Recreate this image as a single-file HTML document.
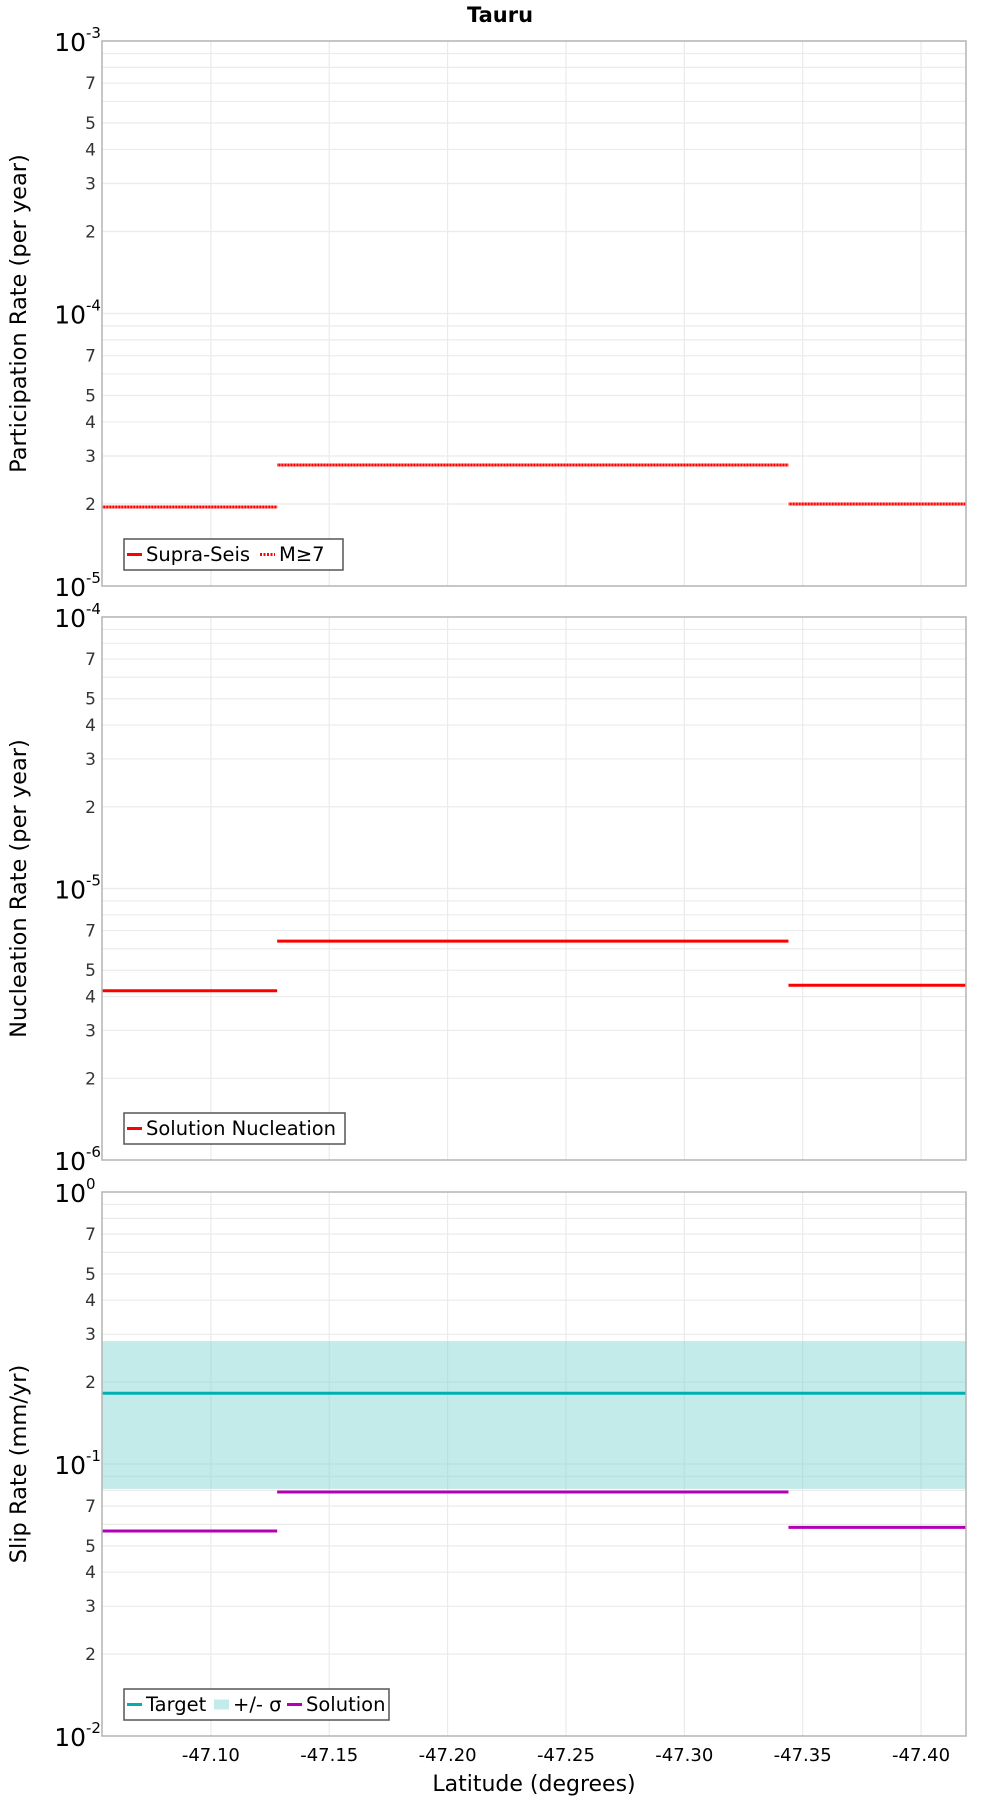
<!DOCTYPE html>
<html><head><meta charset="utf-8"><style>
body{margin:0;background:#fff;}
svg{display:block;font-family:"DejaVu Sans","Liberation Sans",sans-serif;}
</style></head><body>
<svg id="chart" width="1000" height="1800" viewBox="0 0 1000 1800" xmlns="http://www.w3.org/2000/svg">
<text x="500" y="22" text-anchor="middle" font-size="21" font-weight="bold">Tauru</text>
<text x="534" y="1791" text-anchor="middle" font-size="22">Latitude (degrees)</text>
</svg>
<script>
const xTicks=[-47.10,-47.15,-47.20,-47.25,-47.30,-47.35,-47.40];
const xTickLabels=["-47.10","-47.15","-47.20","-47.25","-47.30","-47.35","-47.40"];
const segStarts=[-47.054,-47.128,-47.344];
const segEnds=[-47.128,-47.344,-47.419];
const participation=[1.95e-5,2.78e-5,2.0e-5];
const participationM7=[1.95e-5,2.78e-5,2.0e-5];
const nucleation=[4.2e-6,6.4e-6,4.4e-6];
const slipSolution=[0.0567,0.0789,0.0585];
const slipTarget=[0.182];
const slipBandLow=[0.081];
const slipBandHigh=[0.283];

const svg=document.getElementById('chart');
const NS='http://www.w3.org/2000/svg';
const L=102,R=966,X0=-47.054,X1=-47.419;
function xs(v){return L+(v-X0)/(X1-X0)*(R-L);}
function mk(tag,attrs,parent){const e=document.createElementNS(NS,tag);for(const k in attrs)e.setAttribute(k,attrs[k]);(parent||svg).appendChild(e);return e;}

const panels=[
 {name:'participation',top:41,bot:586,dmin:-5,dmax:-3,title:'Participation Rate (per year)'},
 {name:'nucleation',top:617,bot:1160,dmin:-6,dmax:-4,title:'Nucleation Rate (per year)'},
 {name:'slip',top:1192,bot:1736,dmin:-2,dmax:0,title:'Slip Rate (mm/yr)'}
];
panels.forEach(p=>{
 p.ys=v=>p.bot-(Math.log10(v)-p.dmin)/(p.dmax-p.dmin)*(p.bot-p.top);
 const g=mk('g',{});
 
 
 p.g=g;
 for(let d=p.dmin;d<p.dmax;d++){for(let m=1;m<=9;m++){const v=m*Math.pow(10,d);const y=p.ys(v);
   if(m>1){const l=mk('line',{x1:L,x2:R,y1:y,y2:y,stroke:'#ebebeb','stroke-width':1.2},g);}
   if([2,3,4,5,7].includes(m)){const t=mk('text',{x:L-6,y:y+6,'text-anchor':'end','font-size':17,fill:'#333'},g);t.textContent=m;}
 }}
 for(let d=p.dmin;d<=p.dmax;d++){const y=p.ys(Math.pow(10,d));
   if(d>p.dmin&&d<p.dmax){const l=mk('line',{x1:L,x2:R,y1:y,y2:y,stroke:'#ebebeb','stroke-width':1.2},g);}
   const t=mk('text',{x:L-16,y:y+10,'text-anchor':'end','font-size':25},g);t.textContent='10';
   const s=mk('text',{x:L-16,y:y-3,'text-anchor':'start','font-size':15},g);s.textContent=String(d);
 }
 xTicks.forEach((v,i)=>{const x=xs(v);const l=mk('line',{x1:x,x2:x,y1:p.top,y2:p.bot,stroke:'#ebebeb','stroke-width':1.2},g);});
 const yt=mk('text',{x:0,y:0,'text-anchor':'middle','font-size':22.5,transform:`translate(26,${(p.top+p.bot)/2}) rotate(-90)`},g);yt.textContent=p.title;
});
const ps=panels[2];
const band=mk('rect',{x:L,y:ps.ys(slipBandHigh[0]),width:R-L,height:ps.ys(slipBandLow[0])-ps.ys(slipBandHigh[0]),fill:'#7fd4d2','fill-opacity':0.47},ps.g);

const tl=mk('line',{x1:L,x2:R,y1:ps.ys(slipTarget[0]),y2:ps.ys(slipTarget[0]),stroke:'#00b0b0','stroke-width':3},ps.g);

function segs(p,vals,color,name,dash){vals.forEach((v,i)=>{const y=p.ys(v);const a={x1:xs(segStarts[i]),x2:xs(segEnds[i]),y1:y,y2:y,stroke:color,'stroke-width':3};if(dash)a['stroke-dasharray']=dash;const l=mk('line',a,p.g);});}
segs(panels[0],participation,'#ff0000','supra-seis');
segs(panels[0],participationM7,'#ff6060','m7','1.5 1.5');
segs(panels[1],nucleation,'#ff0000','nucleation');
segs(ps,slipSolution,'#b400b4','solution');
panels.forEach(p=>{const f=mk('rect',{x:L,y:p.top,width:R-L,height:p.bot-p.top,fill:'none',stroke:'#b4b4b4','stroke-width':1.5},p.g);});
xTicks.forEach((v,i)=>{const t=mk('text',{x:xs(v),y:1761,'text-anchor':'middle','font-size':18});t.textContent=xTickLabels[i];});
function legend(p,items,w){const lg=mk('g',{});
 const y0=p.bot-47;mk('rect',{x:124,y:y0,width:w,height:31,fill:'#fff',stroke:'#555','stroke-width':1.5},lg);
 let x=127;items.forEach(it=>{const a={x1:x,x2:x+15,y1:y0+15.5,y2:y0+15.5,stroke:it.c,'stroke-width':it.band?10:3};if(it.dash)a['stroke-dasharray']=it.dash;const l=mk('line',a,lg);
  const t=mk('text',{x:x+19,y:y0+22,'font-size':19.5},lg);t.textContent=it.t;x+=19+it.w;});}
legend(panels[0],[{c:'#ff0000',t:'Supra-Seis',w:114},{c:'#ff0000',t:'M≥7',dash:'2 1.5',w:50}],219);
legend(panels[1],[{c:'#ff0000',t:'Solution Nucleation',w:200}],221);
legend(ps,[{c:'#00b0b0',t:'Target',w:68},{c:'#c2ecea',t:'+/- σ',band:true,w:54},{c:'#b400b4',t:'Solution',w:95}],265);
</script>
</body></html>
========================
§ **THE TASK**: Leaving out the pictures, repeat the data above exactly.

§ **TASK RESULT**:
Recreate this image as a single-file HTML document.
<!DOCTYPE html>
<html><head><meta charset="utf-8"><style>
body{margin:0;background:#fff;}
svg{display:block;font-family:"DejaVu Sans","Liberation Sans",sans-serif;}
</style></head><body>
<svg id="chart" width="1000" height="1800" viewBox="0 0 1000 1800" xmlns="http://www.w3.org/2000/svg">
<text x="500" y="22" text-anchor="middle" font-size="21" font-weight="bold">Tauru</text>
<text x="534" y="1791" text-anchor="middle" font-size="22">Latitude (degrees)</text>
</svg>
<script>
const xTicks=[-47.10,-47.15,-47.20,-47.25,-47.30,-47.35,-47.40];
const xTickLabels=["-47.10","-47.15","-47.20","-47.25","-47.30","-47.35","-47.40"];
const segStarts=[-47.054,-47.128,-47.344];
const segEnds=[-47.128,-47.344,-47.419];
const participation=[1.95e-5,2.78e-5,2.0e-5];
const participationM7=[1.95e-5,2.78e-5,2.0e-5];
const nucleation=[4.2e-6,6.4e-6,4.4e-6];
const slipSolution=[0.0567,0.0789,0.0585];
const slipTarget=[0.182];
const slipBandLow=[0.081];
const slipBandHigh=[0.283];

const svg=document.getElementById('chart');
const NS='http://www.w3.org/2000/svg';
const L=102,R=966,X0=-47.054,X1=-47.419;
function xs(v){return L+(v-X0)/(X1-X0)*(R-L);}
function mk(tag,attrs,parent){const e=document.createElementNS(NS,tag);for(const k in attrs)e.setAttribute(k,attrs[k]);(parent||svg).appendChild(e);return e;}

const panels=[
 {name:'participation',top:41,bot:586,dmin:-5,dmax:-3,title:'Participation Rate (per year)'},
 {name:'nucleation',top:617,bot:1160,dmin:-6,dmax:-4,title:'Nucleation Rate (per year)'},
 {name:'slip',top:1192,bot:1736,dmin:-2,dmax:0,title:'Slip Rate (mm/yr)'}
];
panels.forEach(p=>{
 p.ys=v=>p.bot-(Math.log10(v)-p.dmin)/(p.dmax-p.dmin)*(p.bot-p.top);
 const g=mk('g',{});
 
 
 p.g=g;
 for(let d=p.dmin;d<p.dmax;d++){for(let m=1;m<=9;m++){const v=m*Math.pow(10,d);const y=p.ys(v);
   if(m>1){const l=mk('line',{x1:L,x2:R,y1:y,y2:y,stroke:'#ebebeb','stroke-width':1.2},g);}
   if([2,3,4,5,7].includes(m)){const t=mk('text',{x:L-6,y:y+6,'text-anchor':'end','font-size':17,fill:'#333'},g);t.textContent=m;}
 }}
 for(let d=p.dmin;d<=p.dmax;d++){const y=p.ys(Math.pow(10,d));
   if(d>p.dmin&&d<p.dmax){const l=mk('line',{x1:L,x2:R,y1:y,y2:y,stroke:'#ebebeb','stroke-width':1.2},g);}
   const t=mk('text',{x:L-16,y:y+10,'text-anchor':'end','font-size':25},g);t.textContent='10';
   const s=mk('text',{x:L-16,y:y-3,'text-anchor':'start','font-size':15},g);s.textContent=String(d);
 }
 xTicks.forEach((v,i)=>{const x=xs(v);const l=mk('line',{x1:x,x2:x,y1:p.top,y2:p.bot,stroke:'#ebebeb','stroke-width':1.2},g);});
 const yt=mk('text',{x:0,y:0,'text-anchor':'middle','font-size':22.5,transform:`translate(26,${(p.top+p.bot)/2}) rotate(-90)`},g);yt.textContent=p.title;
});
const ps=panels[2];
const band=mk('rect',{x:L,y:ps.ys(slipBandHigh[0]),width:R-L,height:ps.ys(slipBandLow[0])-ps.ys(slipBandHigh[0]),fill:'#7fd4d2','fill-opacity':0.47},ps.g);

const tl=mk('line',{x1:L,x2:R,y1:ps.ys(slipTarget[0]),y2:ps.ys(slipTarget[0]),stroke:'#00b0b0','stroke-width':3},ps.g);

function segs(p,vals,color,name,dash){vals.forEach((v,i)=>{const y=p.ys(v);const a={x1:xs(segStarts[i]),x2:xs(segEnds[i]),y1:y,y2:y,stroke:color,'stroke-width':3};if(dash)a['stroke-dasharray']=dash;const l=mk('line',a,p.g);});}
segs(panels[0],participation,'#ff0000','supra-seis');
segs(panels[0],participationM7,'#ff6060','m7','1.5 1.5');
segs(panels[1],nucleation,'#ff0000','nucleation');
segs(ps,slipSolution,'#b400b4','solution');
panels.forEach(p=>{const f=mk('rect',{x:L,y:p.top,width:R-L,height:p.bot-p.top,fill:'none',stroke:'#b4b4b4','stroke-width':1.5},p.g);});
xTicks.forEach((v,i)=>{const t=mk('text',{x:xs(v),y:1761,'text-anchor':'middle','font-size':18});t.textContent=xTickLabels[i];});
function legend(p,items,w){const lg=mk('g',{});
 const y0=p.bot-47;mk('rect',{x:124,y:y0,width:w,height:31,fill:'#fff',stroke:'#555','stroke-width':1.5},lg);
 let x=127;items.forEach(it=>{const a={x1:x,x2:x+15,y1:y0+15.5,y2:y0+15.5,stroke:it.c,'stroke-width':it.band?10:3};if(it.dash)a['stroke-dasharray']=it.dash;const l=mk('line',a,lg);
  const t=mk('text',{x:x+19,y:y0+22,'font-size':19.5},lg);t.textContent=it.t;x+=19+it.w;});}
legend(panels[0],[{c:'#ff0000',t:'Supra-Seis',w:114},{c:'#ff0000',t:'M≥7',dash:'2 1.5',w:50}],219);
legend(panels[1],[{c:'#ff0000',t:'Solution Nucleation',w:200}],221);
legend(ps,[{c:'#00b0b0',t:'Target',w:68},{c:'#c2ecea',t:'+/- σ',band:true,w:54},{c:'#b400b4',t:'Solution',w:95}],265);
</script>
</body></html>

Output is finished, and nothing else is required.